Mr. Lanza soon realized that fresh bread was not enough to succeed in the wholesale marketplace, so he developed rolls for snack sandwiches, his son said, adding that they became the big seller.

"My dad was the brains of the bakery," his son said.

The bakery on Dorrance Street lasted several decades under Mr. Lanza's leadership, until he sold it in 1982 to pursue a lower-key business.

Around 1984, he and his wife opened Coffee Break in Bristol. But Mr. Lanza's baker's hands were not content to be idle, so he started making doughnuts and pastries for the shop, which increased its popularity. The shop closed in 1994 after Mr. Lanza became ill, his son said.

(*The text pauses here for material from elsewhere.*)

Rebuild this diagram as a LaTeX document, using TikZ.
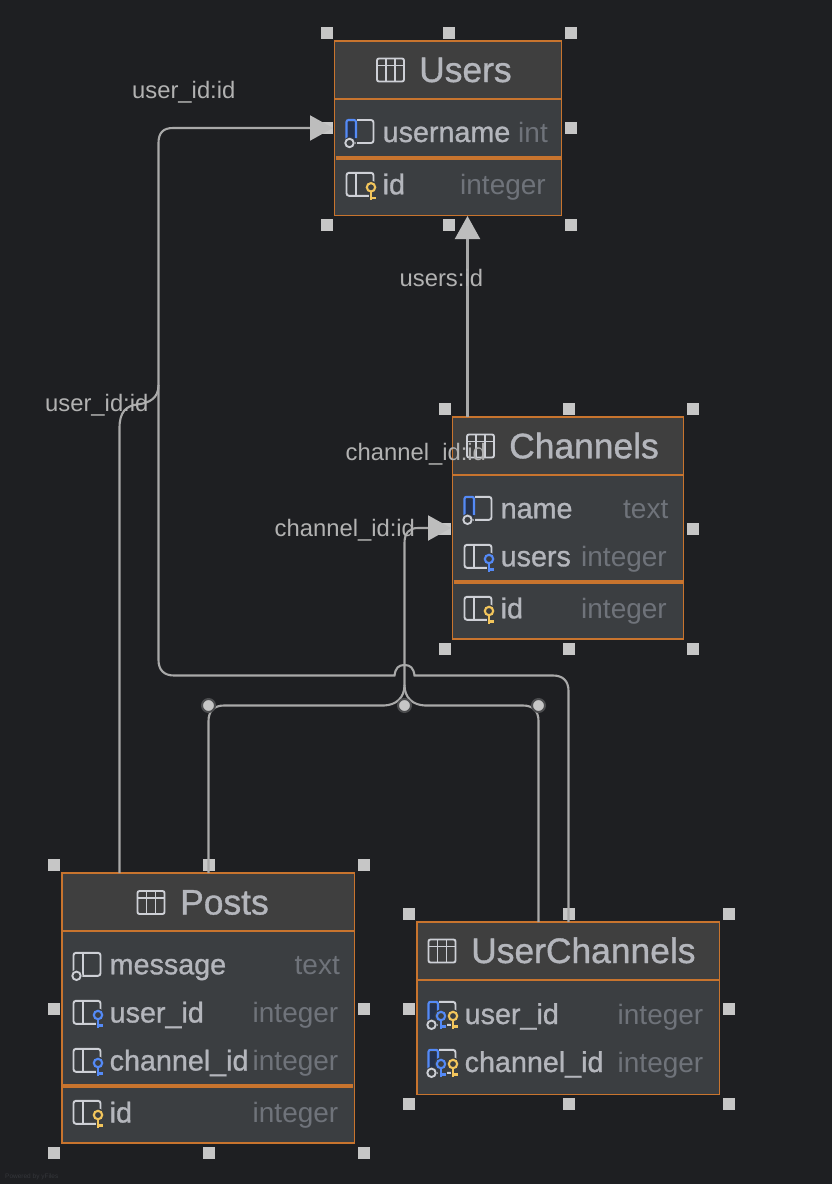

Mr. Lanza pursued several hobbies. He raised and trained beagles, which won several awards in field trial competitions. Out of the four that he owned, Bessie was the most prized, racking up four awards, his son said.

Mr. Lanza's love for beagles developed out of hunting, an activity he pursued with his father and continued throughout his life. He also enjoyed deep-sea fishing, his son said.

Mr. Lanza also owned five trotting horses, which raced at area tracks in the 1970s. In recent years, though, he went to tracks to watch horses, not necessarily bet on them. "It was more of a pastime for him," his son said.

The hobby his grandchildren appreciated most was his cooking, especially homemade pizza. Mr. Lanza also was known for his turkey and stuffing.

In addition to his wife and son, Mr. Lanza is survived by a daughter, Michele; five grandchildren; two sisters; and a brother.

A viewing will be from 7 to 9 p.m. tomorrow and 8:30 to 9:30 a.m. Monday at Page Funeral Home, 302 E. Union St., Burlington.

A Funeral Mass will be said at 10 a.m. Monday at St. Paul's Roman Catholic Church, 223 E. Union St., Burlington. Burial will follow at Laurel Hill Cemetery, Burlington.